··· DATASET SECTION ···

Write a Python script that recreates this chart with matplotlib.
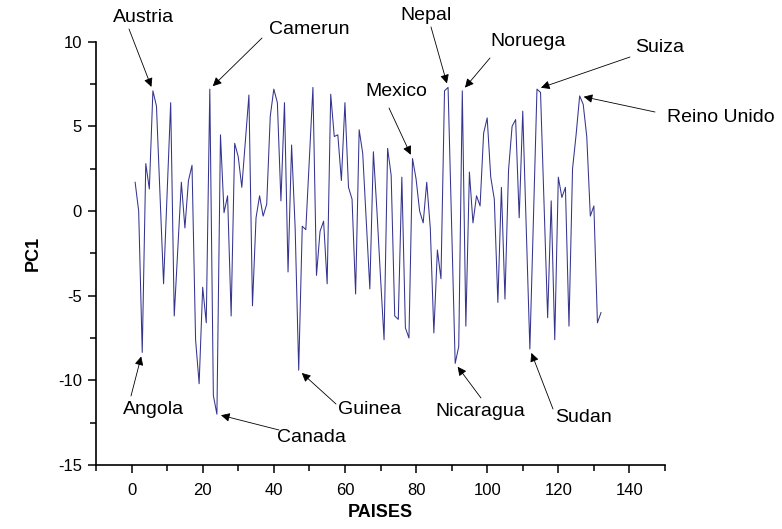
import matplotlib
matplotlib.use("Agg")
import matplotlib.pyplot as plt
from matplotlib.ticker import MultipleLocator

plt.rcParams['axes.unicode_minus'] = False

# PC1 score per country (index 1..132)
paises = list(range(1, 133))
pc1 = [1.7, 0.0, -8.35, 2.8, 1.3, 7.1, 6.2, 1.0, -4.3, 1.0,
       6.4, -6.2, -2.2, 1.7, -1.0, 1.8, 2.7, -7.6, -10.2, -4.5,
       -6.6, 7.2, -10.9, -12.0, 4.5, -0.1, 0.9, -6.2, 4.0, 3.2,
       1.4, 4.1, 6.85, -5.6, -0.4, 0.9, -0.3, 0.4, 5.6, 7.2,
       6.4, 0.6, 6.4, -3.6, 3.9, -1.0, -9.4, -0.9, -1.1, 3.1,
       7.3, -3.8, -1.2, -0.6, -4.3, 6.9, 4.4, 4.5, 1.8, 6.4,
       1.4, 0.7, -4.9, 4.8, 3.4, -0.6, -4.6, 3.5, 0.0, -3.9,
       -7.6, 3.7, 2.1, -6.2, -6.4, 2.0, -6.9, -7.5, 3.1, 1.9,
       0.0, -0.7, 1.7, -1.0, -7.2, -2.3, -4.0, 7.1, 7.3, -0.8,
       -9.0, -8.0, 7.1, -6.8, 2.3, -0.7, 0.9, 0.3, 4.6, 5.5,
       2.0, 0.7, -5.4, 1.4, -5.2, 2.4, 5.0, 5.4, -0.4, 5.9,
       -1.1, -8.15, -0.5, 7.2, 7.0, 0.4, -6.3, 0.6, -7.6, 2.0,
       0.8, 1.4, -6.8, 2.5, 4.5, 6.8, 6.3, 4.4, -0.3, 0.3,
       -6.6, -6.0]

# labelled countries: name, index, text centre (px from top-left), arrow tail (px)
etiquetas = [
    ("Austria", 6, (144, 18), (129, 29)),
    ("Camerun", 22, (309, 30), (262, 38)),
    ("Nepal", 89, (426, 16), (431, 27)),
    ("Noruega", 93, (528, 42), (490, 58)),
    ("Suiza", 114, (660, 48), (630, 57)),
    ("Mexico", 79, (396, 92), (389, 108)),
    ("Reino Unido", 126, (721, 117), (655, 112)),
    ("Angola", 3, (154, 409), (131, 396)),
    ("Canada", 24, (311, 437), (279, 430)),
    ("Guinea", 47, (370, 409), (336, 404)),
    ("Nicaragua", 91, (480, 412), (481, 398)),
    ("Sudan", 112, (583, 418), (553, 409)),
]

W, H = 782, 529
fig = plt.figure(figsize=(W / 100, H / 100), dpi=100)
ax = fig.add_axes([96 / W, 1 - 465 / H, (665 - 96) / W, (465 - 41.7) / H])

ax.plot(paises, pc1, color='#34348f', lw=0.75)

ax.set_xlim(-10, 150)
ax.set_ylim(-15, 10)
ax.xaxis.set_major_locator(MultipleLocator(20))
ax.xaxis.set_minor_locator(MultipleLocator(10))
ax.yaxis.set_major_locator(MultipleLocator(5))
ax.yaxis.set_minor_locator(MultipleLocator(2.5))
ax.spines['top'].set_visible(False)
ax.spines['right'].set_visible(False)
for s in ['left', 'bottom']:
    ax.spines[s].set_linewidth(1.2)
ax.tick_params(which='major', direction='out', length=6, width=1.1)
ax.tick_params(which='minor', direction='out', length=4, width=1.1)

fuente = ['Liberation Sans', 'DejaVu Sans']
for lab in ax.get_xticklabels() + ax.get_yticklabels():
    lab.set_family(fuente)
    lab.set_fontsize(12)
ax.tick_params(axis='x', pad=7)
ax.tick_params(axis='y', pad=4)

ax.set_xlabel("PAISES", family=fuente, fontsize=13, fontweight='bold', labelpad=4)
ax.set_ylabel("PC1", family=fuente, fontsize=13, fontweight='bold', labelpad=12)

for nombre, i, (tx, ty), (ax_, ay_) in etiquetas:
    fig.text(tx / W, 1 - ty / H, nombre, ha='center', va='center',
             family=fuente, fontsize=14)
    ax.annotate('', xy=(i, pc1[i - 1]), xytext=(ax_, H - ay_), textcoords='figure pixels',
                arrowprops=dict(arrowstyle='-|>', color='black', lw=0.6,
                                shrinkA=0, shrinkB=3, mutation_scale=13))

fig.savefig("out.png", dpi=100)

···

REQUIREMENTS => In the listing above, find the lines holding the word "matplotlib" and copy them.

FINISHED EXERCISE =>
Write a Python script that recreates this chart with matplotlib.
import matplotlib
matplotlib.use("Agg")
import matplotlib.pyplot as plt
from matplotlib.ticker import MultipleLocator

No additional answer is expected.